The cryptocurrency market may have seen some relief recently, with Bitcoin picking up the pace once again, surpassing the $20,000 mark on Monday for the first time since its last high in November 2022. Despite a persistent negative sentiment, which left many investors worried, experts believe several factors may have contributed to the bullish sentiment in the market this year. However, investors must be careful and understand the potential risks before investing in cryptos. So, storing your virtual digital assets in a safe place, like a hardware wallet, is crucial.
What Is A Hardware Wallet And How Secure Is It?
A crypto hardware wallet is a physical device to store your cryptocurrency offline, making it less vulnerable to hacking. These hardware wallets are not required to remain connected to the internet all the time. Their primary purpose is to keep your holdings secure.
Edul Patel, CEO and co-founder of Mudrex, says, “Hardware wallets allow investors to keep their crypto assets safely. For example, when you buy crypto in an exchange, the assets are held in the exchange’s private wallet. You do not have ownership of these holdings. However, when you keep these holdings in a hardware wallet, you have complete ownership of these assets.”
According to the report, “Cryptocurrency Hardware Wallet Market By Hardware Component, By Security Method, By Type: Global Opportunity Analysis and Industry Forecast, 2021-203”, “A cryptocurrency hardware wallet is a type of wallet that uses a secure encrypted hardware device to hold user's private keys.”
As such, “Hardware wallets are designed to allow users to store private keys in a secure section of the micro-controller while safeguarding sensitive data.”

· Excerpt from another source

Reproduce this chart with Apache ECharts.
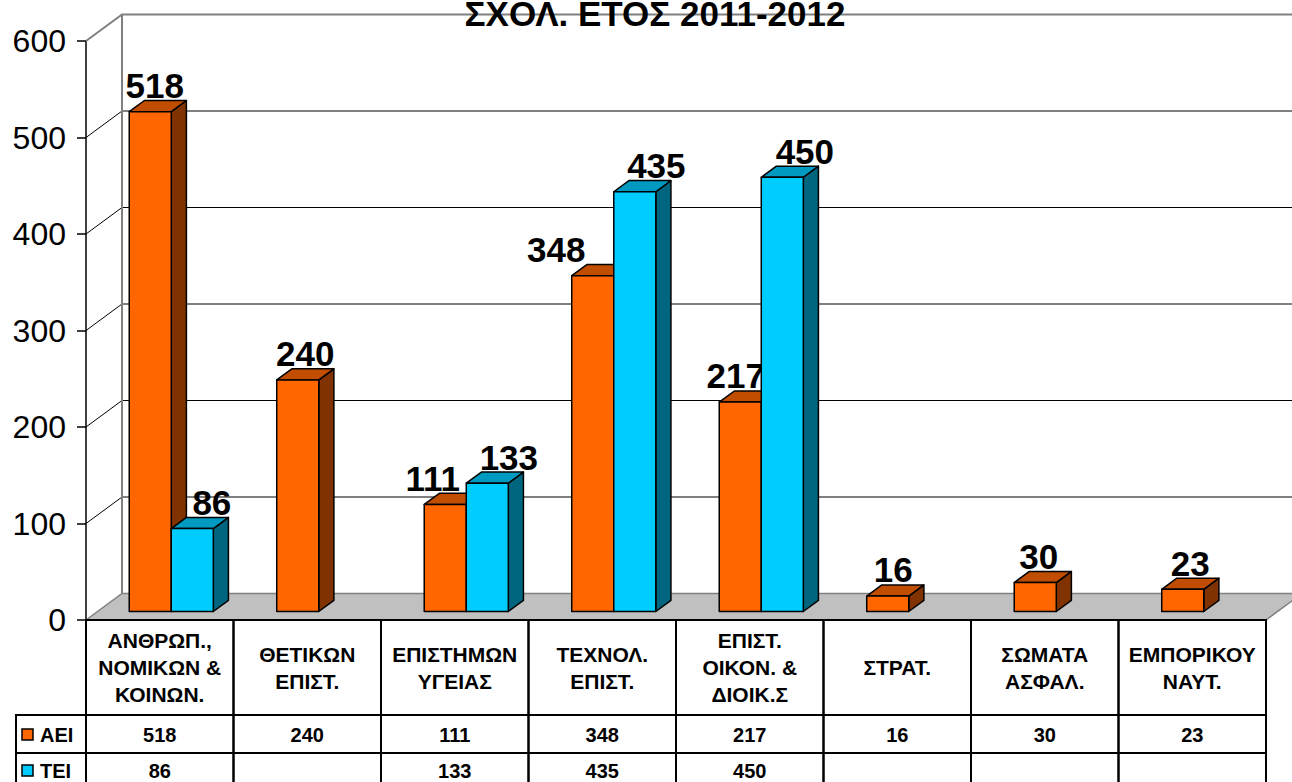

The report further states that “the main principle behind the hardware wallet is to provide complete isolation between the private keys and easy-to-hack computer or smartphone applications.”
Hence, “Hardware wallets act as cold storage for confidential keys. The passwords are protected by a PIN, making it tough for hackers to extract private keys” as the data is not on the internet.
Cryptocurrency Scams To Watch Out
While many investors rightly consider crypto a great way to diversify their investment portfolio and potentially earn high returns, it’s equally important to remember that cryptocurrency can often be highly vulnerable to cybersecurity scams.
One of the most common forms of crypto scams is rug pull. In this type of scam, a project gains rapid interest through marketing gimmicks and raising massive investments and suddenly stops withdrawals. The developers then drain out the entire fund, Patel says.
Other scams include phishing, where individuals are tricked into giving away their private keys or seed phrases through fake websites or emails.
“ICO scams, where fraudulent companies create fake cryptocurrencies or blockchain projects to steal funds from investors. Cloud mining scams, where individuals are promised high returns on investments in crypto mining operations, but the operation is actually a fraud,” Patel says.